Marked up Sinkas psychic AOR, Sink’s latest offering is far more subversive than that initial description suggests. It is, after all, an exploration into the reasons behind man’s very existence, deconstructing his own self-awareness – pure waffle or a valuable assessment? Naturally, any work that credits the occultist Genesis P-Orridge and mystic Therese Neumann is going to challenge our own conceptions of the self.

As an example of the depths we are plunging here, the PR blurb that accompanies this offers us the enigmatic line – “The history of music is merely fuel to be burned”.  It’s a bastardization of an Ayn Rand quote but this and other half-spoken observations throughout the album are our stark warning that we are expected to look beyond the obvious for this one.

Think on that as you swim into the opener, “Hunger” and that glowing, buzzing, chiming warp which lurks behind a wall of monotonous, lyrical chaos.The switch-up that follows tickles the band’s folk souls, powering down to bring us echoing pipes and a blackened, melancholic lament. Oddly, “Dream Map” forms the link between tracks one and two, ingesting parts of each and throwing in a crackling fire, ironworked effects and a slow 80’s synth.
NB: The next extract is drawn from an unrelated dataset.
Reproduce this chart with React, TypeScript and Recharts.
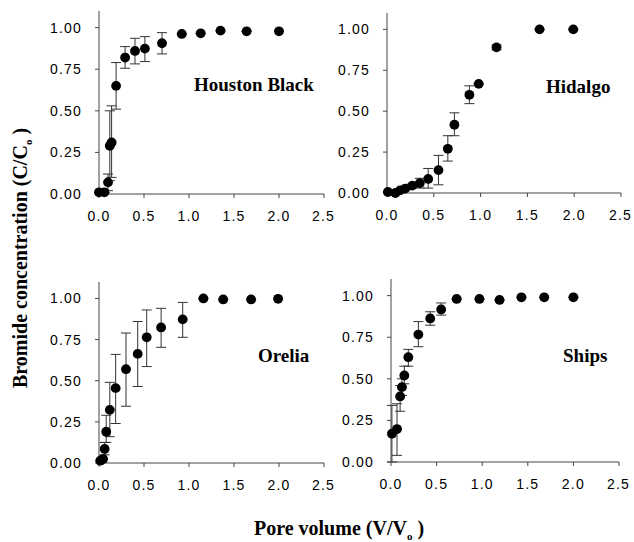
import React from 'react';
import { ScatterChart, Scatter, XAxis, YAxis, ErrorBar } from 'recharts';

// Houston Black
const houstonX = [0.0, 0.06, 0.1, 0.12, 0.14, 0.19, 0.29, 0.4, 0.51, 0.7, 0.92, 1.13, 1.35, 1.64, 2.0];
const houstonY = [0.01, 0.01, 0.07, 0.29, 0.31, 0.65, 0.82, 0.86, 0.874, 0.906, 0.962, 0.966, 0.982, 0.978, 0.978];
const houstonLo = [0.01, 0.01, 0.02, 0.08, 0.1, 0.51, 0.756, 0.782, 0.796, 0.842, 0.962, 0.966, 0.982, 0.978, 0.978];
const houstonHi = [0.01, 0.01, 0.12, 0.5, 0.53, 0.79, 0.886, 0.936, 0.946, 0.97, 0.962, 0.966, 0.982, 0.978, 0.978];

// Hidalgo
const hidalgoX = [0.01, 0.09, 0.14, 0.195, 0.27, 0.35, 0.44, 0.55, 0.65, 0.72, 0.88, 0.98, 1.17, 1.63, 1.99];
const hidalgoY = [0.006, 0.0, 0.016, 0.027, 0.045, 0.06, 0.086, 0.14, 0.27, 0.417, 0.6, 0.667, 0.89, 1.0, 1.0];
const hidalgoLo = [0.006, 0.0, 0.016, 0.02, 0.035, 0.03, 0.03, 0.05, 0.195, 0.35, 0.546, 0.667, 0.875, 1.0, 1.0];
const hidalgoHi = [0.006, 0.0, 0.016, 0.035, 0.055, 0.09, 0.15, 0.23, 0.35, 0.49, 0.655, 0.667, 0.905, 1.0, 1.0];

// Orelia
const oreliaX = [0.015, 0.045, 0.063, 0.08, 0.12, 0.185, 0.3, 0.43, 0.53, 0.69, 0.93, 1.16, 1.38, 1.69, 1.99];
const oreliaY = [0.014, 0.024, 0.085, 0.19, 0.323, 0.455, 0.57, 0.663, 0.764, 0.824, 0.873, 1.0, 0.994, 0.994, 0.998];
const oreliaLo = [0.014, 0.024, 0.05, 0.125, 0.16, 0.24, 0.345, 0.465, 0.586, 0.703, 0.764, 1.0, 0.994, 0.994, 0.998];
const oreliaHi = [0.014, 0.024, 0.125, 0.29, 0.49, 0.66, 0.79, 0.86, 0.93, 0.94, 0.976, 1.0, 0.994, 0.994, 0.998];

// Ships
const shipsX = [0.01, 0.066, 0.1, 0.12, 0.146, 0.19, 0.3, 0.43, 0.55, 0.72, 0.97, 1.19, 1.43, 1.68, 2.0];
const shipsY = [0.17, 0.198, 0.394, 0.45, 0.52, 0.63, 0.766, 0.863, 0.917, 0.98, 0.98, 0.974, 0.99, 0.99, 0.99];
const shipsLo = [0.0, 0.04, 0.305, 0.4, 0.47, 0.576, 0.693, 0.822, 0.883, 0.98, 0.98, 0.974, 0.99, 0.99, 0.99];
const shipsHi = [0.34, 0.35, 0.46, 0.5, 0.576, 0.677, 0.844, 0.903, 0.956, 0.98, 0.98, 0.974, 0.99, 0.99, 0.99];

const xTicks = [0, 0.5, 1.0, 1.5, 2.0, 2.5];
const yTicks = [0, 0.25, 0.5, 0.75, 1.0];

const build = (xs: number[], ys: number[], lo: number[], hi: number[]) =>
  xs.map((x, i) => ({ x, y: ys[i], err: [ys[i] - lo[i], hi[i] - ys[i]] }));

const tickStyle = { fontSize: 14, fill: '#000', fontFamily: '"Liberation Sans", Arial, sans-serif', letterSpacing: 1.2 };
const serif = '"Liberation Serif", "Times New Roman", serif';

const Dot = (p: any) => <circle cx={p.cx} cy={p.cy} r={4.9} fill="#000" />;

interface PanelProps {
  data: { x: number; y: number; err: number[] }[];
  x0: number; x1: number; y0: number; y1: number;
  label: string; labelX: number; labelY: number;
}

const Panel: React.FC<PanelProps> = ({ data, x0, x1, y0, y1, label, labelX, labelY }) => {
  const yw = 60, xh = 40, mt = 10, mr = 10;
  const left = x0 - yw;
  const top = y0 - mt;
  const w = x1 - x0 + yw + mr;
  const h = y1 - y0 + mt + xh;
  return (
    <div style={{ position: 'absolute', left, top, width: w, height: h }}>
      <ScatterChart width={w} height={h} margin={{ top: mt, right: mr, left: 0, bottom: 0 }}>
        <XAxis dataKey="x" type="number" domain={[0, 2.5]} ticks={xTicks} height={xh}
          tickFormatter={(v: number) => v.toFixed(1)} tick={tickStyle} tickSize={4} tickMargin={13}
          stroke="#444" />
        <XAxis xAxisId="top" orientation="top" type="number" domain={[0, 2.5]} height={0}
          tick={false} tickLine={false} stroke="#666" />
        <YAxis dataKey="y" type="number" domain={[0, 1.1]} ticks={yTicks} width={yw}
          tickFormatter={(v: number) => v.toFixed(2)} tick={tickStyle} tickSize={4} tickMargin={13}
          stroke="#444" />
        <YAxis yAxisId="right" orientation="right" type="number" domain={[0, 1.1]} width={0}
          tick={false} tickLine={false} stroke="#666" />
        <Scatter data={data} shape={Dot} isAnimationActive={false}>
          <ErrorBar dataKey="err" direction="y" width={5} stroke="#333" strokeWidth={1} isAnimationActive={false} />
        </Scatter>
      </ScatterChart>
      <div style={{ position: 'absolute', left: labelX - left, top: labelY - top - 16, fontFamily: serif,
        fontWeight: 'bold', fontSize: 19, whiteSpace: 'nowrap', lineHeight: '19px' }}>{label}</div>
    </div>
  );
};

export default function App() {
  return (
    <div style={{ position: 'absolute', left: 0, top: 0, width: 634, height: 542, background: '#fff' }}>
      <Panel data={build(houstonX, houstonY, houstonLo, houstonHi)} x0={99} x1={324} y0={11} y1={194}
        label="Houston Black" labelX={194} labelY={91} />
      <Panel data={build(hidalgoX, hidalgoY, hidalgoLo, hidalgoHi)} x0={387} x1={621} y0={13} y1={193}
        label="Hidalgo" labelX={546} labelY={93} />
      <Panel data={build(oreliaX, oreliaY, oreliaLo, oreliaHi)} x0={99} x1={324} y0={282} y1={463}
        label="Orelia" labelX={258} labelY={362} />
      <Panel data={build(shipsX, shipsY, shipsLo, shipsHi)} x0={391} x1={619} y0={279} y1={462}
        label="Ships" labelX={563} labelY={362} />
      <div style={{ position: 'absolute', left: 21, top: 258, transform: 'translate(-50%, -50%) rotate(-90deg)',
        fontFamily: serif, fontWeight: 'bold', fontSize: 20, whiteSpace: 'nowrap' }}>
        Bromide concentration (C/C<sub style={{ fontSize: 11 }}>o</sub> )
      </div>
      <div style={{ position: 'absolute', left: 339, top: 529, transform: 'translate(-50%, -50%)',
        fontFamily: serif, fontWeight: 'bold', fontSize: 20, whiteSpace: 'nowrap' }}>
        Pore volume (V/V<sub style={{ fontSize: 11 }}>o</sub> )
      </div>
    </div>
  );
}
Never ones to rest in one place, the synthetic pulse of “Consolation” offers up another change of tone, drawing inspiration from such diverse sources as Jean-Michel Jarre and 65daysofstatic. With no real direction it feels odd and misplaced – a snatch of something unbidden and incomplete. Much of what you’ll experience here though is merely that – more quick grabs at the ether than true songs.

As an example of this “Crystal Ship” is seemingly just a series of sounds thrown together. Part-industrial, part-tribal, a repeating single-note it conjures a dark, occluded picture driven by anger to the point where disintegration is the only exit strategy. Quite mental, oddly disturbing and yet curiously mesmeric. Likewise, the arena echo of “Terminal”, is at its heart just a sequence of recorded sounds. Passing traffic that morphs into the pounding of train wheels on a track. Then, there’s “World Asthma” – a minute of slow piano split asunder by static interference – it achieves what exactly? I’m losing my patience here.

Happily, “So We’ll Go No More A-Roving” does carry a purpose. It’s a slow, doomy, boy-girl lament; a Vangelis-esque tale of love dripping with real sentiment.

Yes, at it’s core Ark Of Contempt… is just a series of fiercly deconstructed songs, hammered, kneaded, and teased out into simplistic musical threads. It’s a melancholic album with a bold, dynamic range and those with inquiring, open minds will find it both invigorating and thought-provoking. However it does require a largesse of patience to escape the rigid, spartan structures and some will find it lacking in colour. On the plus side, it’s unafraid of ditching the vocal lines where necessary and, consequently leaves room for the acoustic-only tracks to release the grey matter from too much torturous instruction.